Les fautes en éducation sont de celles qui se payent le plus cher et c’est pour
cette raison que ceux qui aujourd’hui prétendent à la charge la plus élevée
dans la conduite des affaires de la nation devraient avoir pour priorité de
sauver le soldat école. Parce que dans notre monde globalisé l’école, chez nous
comme ailleurs, a perdu son monopole. Elle n’est plus la seule à instruire les
jeunes, elle est concurrencée, démonétisée, déstabilisée, souvent dépassée, par
la rue, les spectacles, les modes, les médias et les réseaux sociaux qui
occupent notre horizon et ont désormais plus d’influence sur la jeunesse que
les éducateurs institutionnels. Parce que chez nous tout particulièrement, les
établissements scolaires tous niveaux confondus, du moins ceux qui relèvent de
l’autorité publique, sont mal préparés à relever le défi que leur opposent ces
sources d’information et d’éducation, symboles d’un monde en perpétuel
changement. Ils sont généralement dans un environnement malsain, cernés de
souks ou ouverts aux divagations d’animaux, privés d’installations aussi
primaires que de simples toilettes, dépourvus d’équipements scientifiques
performants. Ils sont dans la plupart des cas servis par des personnels qui y
travaillent sans vocation et souvent par défaut, formés quelquefois à la va
vite, frustrés par leurs maigres salaires et le manque de considération qui
entoure leur métier. Ils fonctionnent avec des outils pédagogiques et des
méthodes qui sont rarement en phase avec les progrès accomplis depuis des décennies,
suivant des méthodes et des programmes qui invitent à la répétition et non à la
création. On comprend pourquoi les parents sont réticents à engager leurs
enfants dans des voies qu’ils considèrent sans issues, alors qu’ils ont sous
les yeux des modèles dont la réussite, matérielle, s’est faite hors de
l’enseignement institutionnel.
On
comprend aussi que nos jeunes aient besoin d’arguments pour fréquenter ces
écoles délabrées, sans attraits, et quand ils y sont, pour y rester le temps
nécessaire pour recevoir une formation qui les prépare à gagner leur vie et à
participer au développement de leur pays. On croit souvent que l’école publique
est un luxe, que les sommes qui lui sont consacrées sont excessives et on cite
le montant de son budget comme un sacrifice suprême. Pourtant, dans le pays qui
a le meilleur système éducatif du monde, la Finlande, il n’y a pas
d’enseignement privé, l’école est totalement gratuite, de même que sont
gratuits le transport des élèves, leur restauration en cantines scolaires ou
l’assistance aux handicapés.

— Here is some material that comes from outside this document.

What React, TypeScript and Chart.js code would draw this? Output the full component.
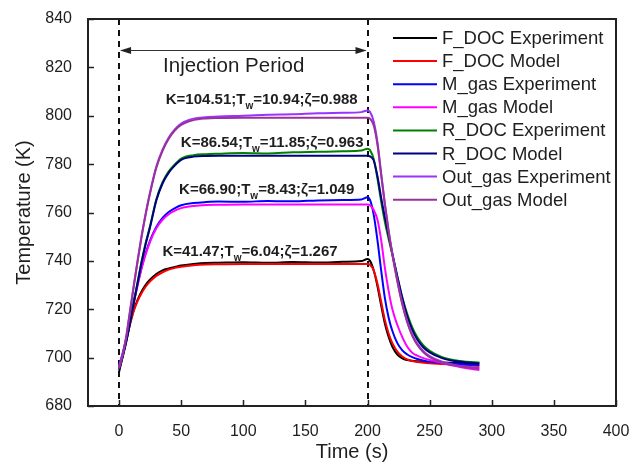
import React, { useEffect, useRef } from "react";
import { Chart, registerables } from "chart.js";

Chart.register(...registerables);

// ---- data ----
const times = [0, 2, 4, 6, 8, 10, 12, 15, 18, 21, 25, 30, 35, 40, 45, 50, 60, 70, 80, 100, 120, 140, 160, 180, 195, 200, 202, 205, 208, 211, 214, 217, 220, 224, 228, 232, 236, 240, 245, 250, 260, 270, 280, 290];

const fDocExperiment = [694, 698.5, 703, 707.5, 712.3, 716.5, 720, 724, 727.2, 729.8, 732.3, 734.6, 736.1, 736.9, 737.5, 738.1, 738.7, 739.1, 739.2, 739.4, 739.2, 739.5, 739.3, 739.6, 739.9, 740.8, 740, 736, 729.5, 721.5, 714, 708.5, 704.5, 701.3, 699.7, 699, 698.7, 698.5, 698.3, 698.2, 698, 697.9, 697.8, 697.7];
const fDocModel = [695.5, 699, 703, 707.5, 712, 716, 719.5, 723.5, 726.5, 729, 731.5, 733.8, 735.3, 736.4, 737.1, 737.6, 738.2, 738.5, 738.6, 738.7, 738.7, 738.7, 738.7, 738.7, 738.7, 738.7, 738.4, 736, 730.5, 723, 715.5, 710, 706, 702.5, 700.5, 699.3, 698.6, 698.2, 697.9, 697.7, 697.4, 697.1, 696.8, 696.5];
const mGasExperiment = [696.5, 700, 704, 708.5, 713.5, 718.5, 723.5, 730.5, 737, 742.5, 748.5, 754, 757.8, 760.2, 761.8, 763, 763.9, 764.3, 764.5, 764.4, 764.8, 764.6, 765, 765.2, 765.4, 766.3, 765.2, 759, 748.5, 736, 724.5, 716.5, 711, 706, 703, 701.3, 700.2, 699.4, 698.8, 698.3, 697.8, 697.5, 697.2, 697];
const mGasModel = [696, 699.5, 703.5, 708, 713, 718, 723, 730, 736.5, 742, 748, 753.5, 757, 759.3, 760.8, 761.8, 762.7, 763.1, 763.2, 763.3, 763.3, 763.3, 763.3, 763.3, 763.3, 763.3, 763, 761, 757, 748.5, 737, 727.5, 720, 713.5, 708.5, 704.5, 702, 700.8, 699.8, 699, 697.8, 696.6, 695.6, 694.9];
const rDocExperiment = [696, 699, 703, 707.5, 712.5, 718, 723.5, 731.5, 739.5, 746.5, 754.5, 765.5, 772.5, 777, 780, 782.3, 783.7, 784.1, 784.3, 784.6, 784.4, 784.9, 785.1, 785.3, 785.6, 786.4, 785.8, 782, 774, 764.5, 756, 749, 742.5, 733.5, 725, 718, 712.5, 708.5, 705, 702.8, 700.2, 698.9, 698.3, 698];
const rDocModel = [695, 698.5, 702.5, 707, 712, 717.5, 723, 731, 739, 746, 754, 765, 772, 776.5, 779.5, 781.8, 783.1, 783.4, 783.5, 783.5, 783.5, 783.5, 783.5, 783.5, 783.5, 783.5, 783.2, 781.5, 775, 766, 758, 750.5, 743, 733.5, 724.5, 717, 711.5, 707.5, 704.2, 702.2, 699.8, 698.6, 698, 697.6];
const outGasExperiment = [696.5, 700, 704, 709.5, 716.5, 723.5, 730.5, 740.5, 750, 758.5, 768.5, 779, 786, 791, 794.5, 796.8, 798.8, 799.4, 799.7, 800, 800.4, 800.6, 801, 801.2, 801.5, 802.2, 801.6, 797.5, 789, 776, 763.5, 752.5, 743, 732, 722.5, 715, 709.5, 705.8, 702.7, 700.6, 698.3, 697, 696.2, 695.8];
const outGasModel = [695.5, 699, 703.5, 709, 716, 723, 730, 740, 749.5, 758, 768, 778.5, 785.5, 790.5, 794, 796.2, 798.2, 798.9, 799.1, 799.2, 799.2, 799.2, 799.2, 799.2, 799.2, 799.2, 798.8, 796, 788, 775.5, 763, 752, 742.5, 731.5, 722, 714.5, 709, 705.3, 702.2, 700.2, 698, 696.8, 696, 695.5];

const seriesLabels = ["F_DOC Experiment", "F_DOC Model", "M_gas Experiment", "M_gas Model", "R_DOC Experiment", "R_DOC Model", "Out_gas Experiment", "Out_gas Model"];
const seriesValues = [fDocExperiment, fDocModel, mGasExperiment, mGasModel, rDocExperiment, rDocModel, outGasExperiment, outGasModel];

const xTicks = [0, 50, 100, 150, 200, 250, 300, 350, 400];
const yTicks = [680, 700, 720, 740, 760, 780, 800, 820, 840];

const kValues = [104.51, 86.54, 66.90, 41.47];
const twValues = [10.94, 11.85, 8.43, 6.04];
const zetaValues = [0.988, 0.963, 1.049, 1.267];

const injectionStart = 0;
const injectionEnd = 200;

// ---- styles ----
const seriesColors = ["#000000", "#ff0000", "#0000ff", "#ff00ff", "#008000", "#000080", "#9933ff", "#993399"];
const FONT = "'Liberation Sans', Arial, sans-serif";
const INK = "#1e1e1e";
// annotation anchors in data units (left edge, vertical centre)
const annotationAnchors = [
  [37.6, 806.5],
  [49.7, 788.7],
  [48.3, 769.3],
  [34.9, 743.7],
];
const arrowY = 827.2;
const injectionLabelPos = [35.4, 820.3];

const overlayPlugin = {
  id: "overlay",
  beforeDatasetsDraw(chart: any) {
    const { ctx, chartArea, scales } = chart;
    const xs = scales.x;
    ctx.save();
    ctx.strokeStyle = "#111";
    ctx.lineWidth = 2;
    ctx.setLineDash([6, 5]);
    [injectionStart, injectionEnd].forEach((t) => {
      const px = Math.round(xs.getPixelForValue(t));
      ctx.beginPath();
      ctx.moveTo(px, chartArea.top);
      ctx.lineTo(px, chartArea.bottom);
      ctx.stroke();
    });
    ctx.restore();
  },
  afterDraw(chart: any) {
    const { ctx, chartArea, scales } = chart;
    const xs = scales.x;
    const ys = scales.y;
    ctx.save();
    // frame
    ctx.strokeStyle = "#222";
    ctx.lineWidth = 2;
    ctx.setLineDash([]);
    ctx.strokeRect(chartArea.left, chartArea.top, chartArea.right - chartArea.left, chartArea.bottom - chartArea.top);
    // inward ticks
    ctx.lineWidth = 1.5;
    xTicks.forEach((t) => {
      const px = Math.round(xs.getPixelForValue(t)) + 0.5;
      ctx.beginPath();
      ctx.moveTo(px, chartArea.bottom);
      ctx.lineTo(px, chartArea.bottom - 6);
      ctx.stroke();
    });
    yTicks.forEach((v) => {
      const py = Math.round(ys.getPixelForValue(v)) + 0.5;
      ctx.beginPath();
      ctx.moveTo(chartArea.left, py);
      ctx.lineTo(chartArea.left + 6, py);
      ctx.stroke();
    });

    // arrow for injection period
    const ax0 = xs.getPixelForValue(injectionStart);
    const ax1 = xs.getPixelForValue(injectionEnd);
    const ay = Math.round(ys.getPixelForValue(arrowY)) + 0.5;
    ctx.strokeStyle = "#333";
    ctx.fillStyle = "#222";
    ctx.lineWidth = 1;
    ctx.beginPath();
    ctx.moveTo(ax0 + 2, ay);
    ctx.lineTo(ax1 - 2, ay);
    ctx.stroke();
    const head = (x: number, dir: number) => {
      ctx.beginPath();
      ctx.moveTo(x, ay);
      ctx.lineTo(x - dir * 11, ay - 3.5);
      ctx.lineTo(x - dir * 11, ay + 3.5);
      ctx.closePath();
      ctx.fill();
    };
    head(ax0 + 1, -1);
    head(ax1 - 1, 1);

    ctx.fillStyle = INK;
    ctx.font = `20.5px ${FONT}`;
    ctx.textBaseline = "middle";
    ctx.textAlign = "left";
    ctx.fillText("Injection Period", xs.getPixelForValue(injectionLabelPos[0]), ys.getPixelForValue(injectionLabelPos[1]));

    // parameter annotations
    annotationAnchors.forEach((a, i) => {
      let x = xs.getPixelForValue(a[0]);
      const y = ys.getPixelForValue(a[1]);
      const part1 = `K=${kValues[i].toFixed(2)};T`;
      const part2 = `=${twValues[i].toFixed(2)};\u03b6=${zetaValues[i].toFixed(3)}`;
      ctx.font = `bold 15px ${FONT}`;
      ctx.fillText(part1, x, y);
      x += ctx.measureText(part1).width;
      ctx.font = `bold 10px ${FONT}`;
      ctx.fillText("w", x, y + 6);
      x += ctx.measureText("w").width;
      ctx.font = `bold 15px ${FONT}`;
      ctx.fillText(part2, x, y);
    });

    // legend
    const lx0 = 393, lx1 = 437, tx = 442, ly0 = 38, step = 23.1;
    ctx.font = `18.5px ${FONT}`;
    seriesLabels.forEach((lab, i) => {
      const y = ly0 + i * step;
      ctx.strokeStyle = seriesColors[i];
      ctx.lineWidth = 2;
      ctx.beginPath();
      ctx.moveTo(lx0, y);
      ctx.lineTo(lx1, y);
      ctx.stroke();
      ctx.fillStyle = INK;
      ctx.fillText(lab, tx, y + 1);
    });
    ctx.restore();
  },
};

export default function App() {
  const ref = useRef<HTMLCanvasElement | null>(null);
  useEffect(() => {
    if (!ref.current) return;
    const chart = new Chart(ref.current, {
      type: "line",
      data: {
        datasets: seriesLabels.map((label, i) => ({
          label,
          data: times.map((t, j) => ({ x: t, y: seriesValues[i][j] })),
          borderColor: seriesColors[i],
          backgroundColor: seriesColors[i],
          borderWidth: 2,
          pointRadius: 0,
          fill: false,
          cubicInterpolationMode: "monotone" as const,
          order: seriesLabels.length - 1 - i,
        })),
      },
      options: {
        animation: false,
        responsive: false,
        maintainAspectRatio: false,
        layout: { padding: { top: 19, right: 14, left: 0, bottom: 0 } },
        plugins: { legend: { display: false }, tooltip: { enabled: false } },
        scales: {
          x: {
            type: "linear",
            min: -25,
            max: 400,
            grid: { display: false },
            border: { display: false },
            afterBuildTicks: (s: any) => {
              s.ticks = xTicks.map((v) => ({ value: v }));
            },
            afterFit: (s: any) => {
              s.height = 59;
              s.paddingLeft = 0;
              s.paddingRight = 0;
            },
            ticks: {
              autoSkip: false,
              maxRotation: 0,
              padding: 8,
              color: INK,
              font: { family: FONT, size: 16 },
            },
            title: {
              display: true,
              text: "Time (s)",
              color: INK,
              font: { family: FONT, size: 20 },
              padding: { top: 1, bottom: 1 },
            },
          },
          y: {
            type: "linear",
            min: 680,
            max: 840,
            grid: { display: false },
            border: { display: false },
            afterBuildTicks: (s: any) => {
              s.ticks = yTicks.map((v) => ({ value: v }));
            },
            afterFit: (s: any) => {
              s.width = 88;
              s.paddingTop = 0;
              s.paddingBottom = 0;
            },
            ticks: {
              padding: 8,
              color: INK,
              font: { family: FONT, size: 16 },
            },
            title: {
              display: true,
              text: "Temperature (K)",
              color: INK,
              font: { family: FONT, size: 20 },
              padding: { top: 12, bottom: 12 },
            },
          },
        },
      },
      plugins: [overlayPlugin],
    });
    return () => chart.destroy();
  }, []);
  return (
    <div style={{ position: "absolute", left: 0, top: 0, width: 630, height: 465, background: "#fff" }}>
      <canvas ref={ref} width={630} height={465} style={{ width: 630, height: 465 }} />
    </div>
  );
}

Et l’Etat n’est pas ruiné pour autant parce que le
budget de l’éducation est bien géré… On croit que le classement des nations les
plus développées ne se fait que sur la base du PIB, alors que le plus
significatif est celui qui est basé sur les performances des systèmes
éducatifs. Aujourd’hui il est plus important d’être bien représenté dans le
classement de Shanghai que de figurer dans le G 20 !
Le
vrai scandale aujourd’hui, celui qui doit mobiliser toutes nos énergies, c’est
celui de la grande dissemblance des éducations qui caractérise notre monde. Un
gouffre nous sépare des nations développées que nous ne pouvons pas combler en
empruntant le long chemin qu’elles ont suivi pour être à la pointe du progrès.
Nous devons sauter des étapes aller plus vite, accéder directement aux
techniques les plus performantes et c’est possible parce qu’elles sont un
patrimoine universel. Mais cette dissemblance sévit aussi dans notre propre
pays, entre les villes et les campagnes, la capitale et les périphéries, et
partout les minorités, les handicapés, les pauvres sont laissés à l’abandon.
Sait-on par exemple que les lycées des régions les plus éloignées de Dakar se
caractérisent tous, outre les insuffisances soulignées plus haut, par le fait
qu’aucun d’entre eux ne peut dispenser un enseignement scientifique de qualité,
faute notamment de professeurs aptes à l’assurer ? Une bonne école, c’est une
école qui a de bons enseignants… Le droit à l’éducation est plus important que
le droit de vote, parce que c’est de l’éducation que dépend notre avenir.